Seeing bison making a comeback on the Prairies is a positive thing, said Meghan Thomson, Manitoba Habitat Heritage Corporation trusts program manager.

“They’re considered a keystone species in the way ecology works. They provided a lot of benefits in the way that they would graze the grass, which impacted soil health,” Thomson explained. “It’s great to get them back on the landscape to get those historical ecosystems working again.”

The Whites have shown, through the project and their regular farming practices, that they are “outstanding stewards of nature” and of healthy lands, said Duncan Morrison, MFGA’s executive director.

“There’s a whole demographic of farmers that are looking at the principles of regenerative agriculture, especially around soil health. That is what a lot of farmers, such as the Whites … are pushing for. It’s a really good thing.”

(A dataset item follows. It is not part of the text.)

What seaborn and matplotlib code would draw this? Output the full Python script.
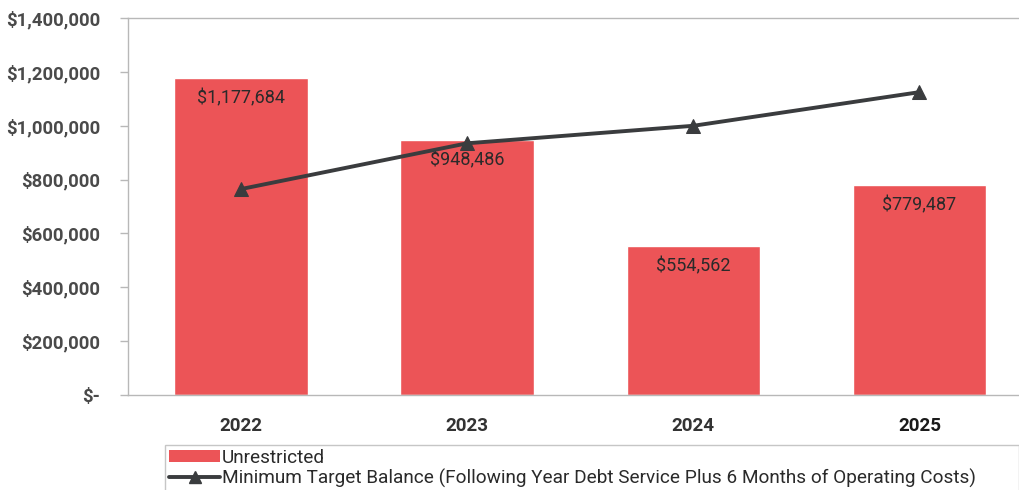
import matplotlib
matplotlib.use("Agg")
import matplotlib.pyplot as plt
from matplotlib.lines import Line2D
from matplotlib.patches import Patch
from matplotlib.ticker import FuncFormatter
import seaborn as sns
import pandas as pd

years = ["2022", "2023", "2024", "2025"]
unrestricted = [1177684, 948486, 554562, 779487]
min_target = [765000, 935000, 1000000, 1125000]

bar_color = "#EC5457"
line_color = "#3A3C3E"
axis_gray = "#B8B8B8"
text_gray = "#4A4A4A"

sns.set_theme(style="white")
plt.rcParams["font.family"] = ["Roboto", "DejaVu Sans"]

df = pd.DataFrame({"year": years, "unrestricted": unrestricted, "target": min_target})

fig = plt.figure(figsize=(10.19, 4.90), dpi=100)
ax = fig.add_axes([0.1256, 0.194, 0.8744, 0.769])

sns.barplot(data=df, x="year", y="unrestricted", color=bar_color, saturation=1,
            width=0.59, ax=ax, zorder=2)
sns.lineplot(data=df, x="year", y="target", color=line_color, linewidth=2.8,
             marker="^", markersize=10, markeredgecolor=line_color, ax=ax,
             zorder=4, sort=False)

for i, v in enumerate(unrestricted):
    ax.annotate(f"${v:,.0f}", xy=(i, v), xytext=(0, -8), textcoords="offset points",
                ha="center", va="top", fontsize=13, color="#2A2A2A", zorder=3)

ax.set_xlim(-0.5, 3.44)
ax.set_ylim(0, 1400000)
ax.set_yticks(range(0, 1400001, 200000))
ax.yaxis.set_major_formatter(FuncFormatter(lambda v, p: "$-" if v == 0 else f"${v:,.0f}"))
ax.set_xlabel("")
ax.set_ylabel("")

for name in ["left", "bottom", "top"]:
    ax.spines[name].set_visible(True)
    ax.spines[name].set_color(axis_gray)
    ax.spines[name].set_linewidth(1.0)
ax.spines["right"].set_visible(False)

ax.tick_params(axis="y", which="major", left=True, length=6, width=1, color=axis_gray,
               labelsize=13.3, labelcolor=text_gray, pad=14)
ax.tick_params(axis="x", which="major", bottom=False, labelsize=13.5, labelcolor="#333333", pad=10)
for lbl in ax.get_yticklabels():
    lbl.set_fontweight("bold")
for lbl in ax.get_xticklabels():
    lbl.set_fontweight("bold")
    if lbl.get_text() == "2025":
        lbl.set_color("#1A1A1A")

handles = [
    Patch(facecolor=bar_color, edgecolor="none", label="Unrestricted"),
    Line2D([0], [0], color=line_color, linewidth=2.8, marker="^", markersize=8,
           label="Minimum Target Balance (Following Year Debt Service Plus 6 Months of Operating Costs)"),
]
leg = fig.legend(handles=handles, loc="upper left", bbox_to_anchor=(0.162, 0.006, 0.838, 0.086),
                 mode="expand", ncol=1, frameon=True, fontsize=13.7, handlelength=2.7,
                 handleheight=0.6, handletextpad=0.1, labelspacing=0.1, borderpad=0.2,
                 fancybox=False, borderaxespad=0)
leg.get_frame().set_edgecolor(axis_gray)
leg.get_frame().set_linewidth(1.0)
for t in leg.get_texts():
    t.set_color("#2A2A2A")

fig.savefig("out.png", dpi=100, facecolor="white")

White said that while a lot of his peers are also interested in regenerative agriculture, the mainstream farming world still needs to do more for the environment. One way the average person can help is by supporting businesses like Borderland Agriculture that sell meat and other products that were grown and raised using regenerative agriculture practices.

“The No. 1 thing that will drive change is when people start to want their food produced by regenerative ag practices,” White said.
In addition to Conservation Trust funding, the MFGA Borderland Agriculture project was also supported by Ducks Unlimited Canada, the Souris River Watershed District and Manitoba Agriculture-Ag Action along with significant cash and in-kind contributions from the Whites.

Pierson is located 160 kilometres southwest of Brandon.